The benchmark Shanghai Composite Index fell 6.74 percent, or 192.94 points to finish at 2,667.75. This was the largest daily drop for the key Shanghai index since June last year.
The Shenzhen Component Index tumbled 7.55 percent, or 864.99 points, to end at 10,585.09.
Combined turnover shrank to 196 billion yuan (28.7 billion U.S. dollars) from 207.38 billion yuan last Friday.
New yuan-denominated loans this month amounted to 200 billion yuan on Friday, which indicated lending for the entire month would be less than 300 billion yuan, or even less than last August's record low of 270 billion yuan.
To stimulate economic growth, China's banks extended a total of 7.73 trillion yuan new loans in the first seven months this year, far exceeding the annual target of 5 trillion yuan.

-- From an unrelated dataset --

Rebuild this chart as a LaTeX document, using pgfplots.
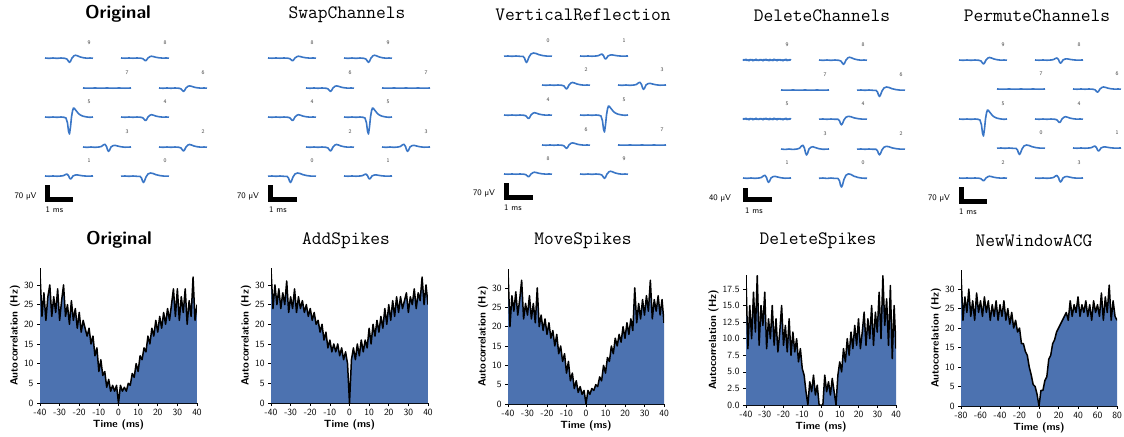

All sectors on the two bourses fell. Losers outnumbered gainers by 842 to 27 in Shanghai and 726 to 23 in Shenzhen. Nearly 300 stocks fell by the daily 10-percent limit.
Banking shares declined across the board. The Industrial and Commercial Bank of China, the country's biggest lender, lost 2.38 percent to 4.52 yuan, and China Construction Bank, the country's largest mortgage lender, was down 3.68 percent to 5.24 yuan.
Coal miner shares fell the most, with 11 of the 27 stocks in the sector plunged by the daily limit of 10 percent. China Shenhua, the nation's largest coal producer, plummeted 9.77 percent to 27.88 yuan per share.
Sinopec, Asia's top oil refiner, declined by the daily 10-percent limit to 11.13 yuan on concern about profitability as oil prices will be kept unchanged to support the economy, despite rising global crude oil prices.
PetroChina, the country's largest oil producer, dropped 6.7 percent to 12.8 yuan.